TASK TO CARRY OUT | Any pictures in the records below should be skipped; write out everything else exactly.

§ §

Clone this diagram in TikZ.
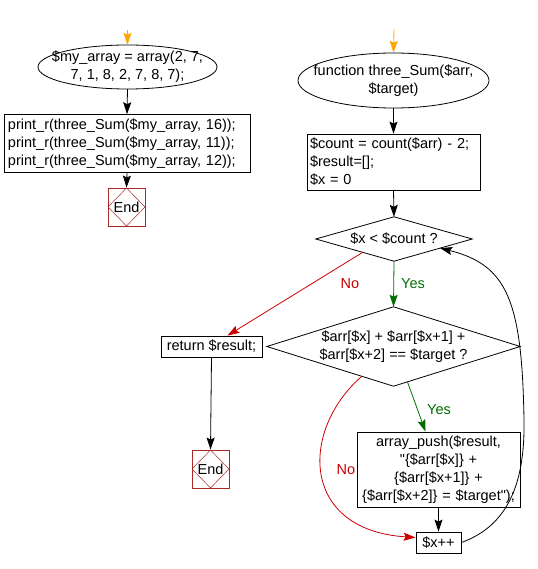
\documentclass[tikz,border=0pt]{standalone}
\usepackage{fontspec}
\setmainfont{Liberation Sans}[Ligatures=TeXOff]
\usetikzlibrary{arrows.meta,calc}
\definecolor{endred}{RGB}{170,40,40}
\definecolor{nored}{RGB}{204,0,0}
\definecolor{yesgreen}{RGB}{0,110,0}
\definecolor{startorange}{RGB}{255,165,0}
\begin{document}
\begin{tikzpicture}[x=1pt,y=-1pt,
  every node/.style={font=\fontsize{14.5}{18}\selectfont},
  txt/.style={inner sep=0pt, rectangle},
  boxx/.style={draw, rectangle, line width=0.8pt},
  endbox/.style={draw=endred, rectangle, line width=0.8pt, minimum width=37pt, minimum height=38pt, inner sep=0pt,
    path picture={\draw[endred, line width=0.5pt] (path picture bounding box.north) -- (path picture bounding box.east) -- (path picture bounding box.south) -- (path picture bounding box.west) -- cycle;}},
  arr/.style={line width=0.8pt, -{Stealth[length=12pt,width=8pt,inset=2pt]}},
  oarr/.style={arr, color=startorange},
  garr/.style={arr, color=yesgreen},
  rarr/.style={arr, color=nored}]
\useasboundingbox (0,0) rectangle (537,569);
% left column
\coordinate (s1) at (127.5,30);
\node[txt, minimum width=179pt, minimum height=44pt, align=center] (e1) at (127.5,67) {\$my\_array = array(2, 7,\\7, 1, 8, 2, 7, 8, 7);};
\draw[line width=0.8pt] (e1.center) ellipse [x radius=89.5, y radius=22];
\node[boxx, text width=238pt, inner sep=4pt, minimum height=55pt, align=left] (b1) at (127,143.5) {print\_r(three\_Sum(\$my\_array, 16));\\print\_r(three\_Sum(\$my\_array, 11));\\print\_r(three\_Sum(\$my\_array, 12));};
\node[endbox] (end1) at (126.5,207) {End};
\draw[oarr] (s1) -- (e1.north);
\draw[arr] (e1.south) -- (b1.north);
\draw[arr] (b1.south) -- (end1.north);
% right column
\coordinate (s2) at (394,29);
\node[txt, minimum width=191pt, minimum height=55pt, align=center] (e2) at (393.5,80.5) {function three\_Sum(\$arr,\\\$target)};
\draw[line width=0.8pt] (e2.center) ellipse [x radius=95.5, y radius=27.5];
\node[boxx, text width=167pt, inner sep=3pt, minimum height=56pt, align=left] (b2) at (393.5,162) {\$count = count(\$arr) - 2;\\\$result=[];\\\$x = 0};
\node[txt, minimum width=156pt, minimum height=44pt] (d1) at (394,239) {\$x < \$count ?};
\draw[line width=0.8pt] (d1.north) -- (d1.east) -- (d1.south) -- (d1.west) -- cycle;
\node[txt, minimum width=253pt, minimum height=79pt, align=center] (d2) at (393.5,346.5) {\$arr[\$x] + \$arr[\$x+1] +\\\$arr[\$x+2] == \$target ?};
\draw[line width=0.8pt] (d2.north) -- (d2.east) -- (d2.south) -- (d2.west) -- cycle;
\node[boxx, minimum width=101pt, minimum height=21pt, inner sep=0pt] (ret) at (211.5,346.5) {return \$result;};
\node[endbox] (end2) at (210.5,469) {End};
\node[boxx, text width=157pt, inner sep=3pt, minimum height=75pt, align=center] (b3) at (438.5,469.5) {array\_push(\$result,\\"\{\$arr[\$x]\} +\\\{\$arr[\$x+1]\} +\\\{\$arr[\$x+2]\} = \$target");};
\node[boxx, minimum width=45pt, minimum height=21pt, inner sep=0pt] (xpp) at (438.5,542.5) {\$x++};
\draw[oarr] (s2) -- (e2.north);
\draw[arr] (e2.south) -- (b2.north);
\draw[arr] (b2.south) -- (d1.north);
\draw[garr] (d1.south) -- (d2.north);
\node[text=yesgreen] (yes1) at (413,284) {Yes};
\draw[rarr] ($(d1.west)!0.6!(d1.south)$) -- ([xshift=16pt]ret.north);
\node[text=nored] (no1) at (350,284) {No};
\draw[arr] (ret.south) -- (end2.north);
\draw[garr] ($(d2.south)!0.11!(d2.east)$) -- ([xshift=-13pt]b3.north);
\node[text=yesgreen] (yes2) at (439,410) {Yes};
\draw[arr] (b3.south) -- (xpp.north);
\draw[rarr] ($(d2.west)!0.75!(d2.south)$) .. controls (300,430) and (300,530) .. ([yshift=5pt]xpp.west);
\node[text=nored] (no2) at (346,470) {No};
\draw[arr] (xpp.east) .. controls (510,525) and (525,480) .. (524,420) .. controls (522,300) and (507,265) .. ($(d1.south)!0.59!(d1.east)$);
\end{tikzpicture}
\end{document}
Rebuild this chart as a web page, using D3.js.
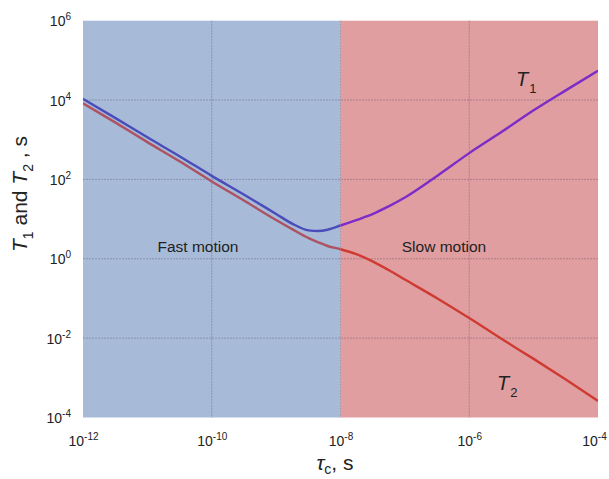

§ §

ANSWER TO THIS EXERCISE |
Clone this diagram in TikZ.
\documentclass[tikz,border=0pt]{standalone}
\usepackage{fontspec}
\setmainfont{Liberation Sans}[Ligatures=TeXOff]
\usetikzlibrary{arrows.meta,calc}
\definecolor{endred}{RGB}{170,40,40}
\definecolor{nored}{RGB}{204,0,0}
\definecolor{yesgreen}{RGB}{0,110,0}
\definecolor{startorange}{RGB}{255,165,0}
\begin{document}
\begin{tikzpicture}[x=1pt,y=-1pt,
  every node/.style={font=\fontsize{14.5}{18}\selectfont},
  txt/.style={inner sep=0pt, rectangle},
  boxx/.style={draw, rectangle, line width=0.8pt},
  endbox/.style={draw=endred, rectangle, line width=0.8pt, minimum width=37pt, minimum height=38pt, inner sep=0pt,
    path picture={\draw[endred, line width=0.5pt] (path picture bounding box.north) -- (path picture bounding box.east) -- (path picture bounding box.south) -- (path picture bounding box.west) -- cycle;}},
  arr/.style={line width=0.8pt, -{Stealth[length=12pt,width=8pt,inset=2pt]}},
  oarr/.style={arr, color=startorange},
  garr/.style={arr, color=yesgreen},
  rarr/.style={arr, color=nored}]
\useasboundingbox (0,0) rectangle (537,569);
% left column
\coordinate (s1) at (127.5,30);
\node[txt, minimum width=179pt, minimum height=44pt, align=center] (e1) at (127.5,67) {\$my\_array = array(2, 7,\\7, 1, 8, 2, 7, 8, 7);};
\draw[line width=0.8pt] (e1.center) ellipse [x radius=89.5, y radius=22];
\node[boxx, text width=238pt, inner sep=4pt, minimum height=55pt, align=left] (b1) at (127,143.5) {print\_r(three\_Sum(\$my\_array, 16));\\print\_r(three\_Sum(\$my\_array, 11));\\print\_r(three\_Sum(\$my\_array, 12));};
\node[endbox] (end1) at (126.5,207) {End};
\draw[oarr] (s1) -- (e1.north);
\draw[arr] (e1.south) -- (b1.north);
\draw[arr] (b1.south) -- (end1.north);
% right column
\coordinate (s2) at (394,29);
\node[txt, minimum width=191pt, minimum height=55pt, align=center] (e2) at (393.5,80.5) {function three\_Sum(\$arr,\\\$target)};
\draw[line width=0.8pt] (e2.center) ellipse [x radius=95.5, y radius=27.5];
\node[boxx, text width=167pt, inner sep=3pt, minimum height=56pt, align=left] (b2) at (393.5,162) {\$count = count(\$arr) - 2;\\\$result=[];\\\$x = 0};
\node[txt, minimum width=156pt, minimum height=44pt] (d1) at (394,239) {\$x < \$count ?};
\draw[line width=0.8pt] (d1.north) -- (d1.east) -- (d1.south) -- (d1.west) -- cycle;
\node[txt, minimum width=253pt, minimum height=79pt, align=center] (d2) at (393.5,346.5) {\$arr[\$x] + \$arr[\$x+1] +\\\$arr[\$x+2] == \$target ?};
\draw[line width=0.8pt] (d2.north) -- (d2.east) -- (d2.south) -- (d2.west) -- cycle;
\node[boxx, minimum width=101pt, minimum height=21pt, inner sep=0pt] (ret) at (211.5,346.5) {return \$result;};
\node[endbox] (end2) at (210.5,469) {End};
\node[boxx, text width=157pt, inner sep=3pt, minimum height=75pt, align=center] (b3) at (438.5,469.5) {array\_push(\$result,\\"\{\$arr[\$x]\} +\\\{\$arr[\$x+1]\} +\\\{\$arr[\$x+2]\} = \$target");};
\node[boxx, minimum width=45pt, minimum height=21pt, inner sep=0pt] (xpp) at (438.5,542.5) {\$x++};
\draw[oarr] (s2) -- (e2.north);
\draw[arr] (e2.south) -- (b2.north);
\draw[arr] (b2.south) -- (d1.north);
\draw[garr] (d1.south) -- (d2.north);
\node[text=yesgreen] (yes1) at (413,284) {Yes};
\draw[rarr] ($(d1.west)!0.6!(d1.south)$) -- ([xshift=16pt]ret.north);
\node[text=nored] (no1) at (350,284) {No};
\draw[arr] (ret.south) -- (end2.north);
\draw[garr] ($(d2.south)!0.11!(d2.east)$) -- ([xshift=-13pt]b3.north);
\node[text=yesgreen] (yes2) at (439,410) {Yes};
\draw[arr] (b3.south) -- (xpp.north);
\draw[rarr] ($(d2.west)!0.75!(d2.south)$) .. controls (300,430) and (300,530) .. ([yshift=5pt]xpp.west);
\node[text=nored] (no2) at (346,470) {No};
\draw[arr] (xpp.east) .. controls (510,525) and (525,480) .. (524,420) .. controls (522,300) and (507,265) .. ($(d1.south)!0.59!(d1.east)$);
\end{tikzpicture}
\end{document}
Rebuild this chart as a web page, using D3.js.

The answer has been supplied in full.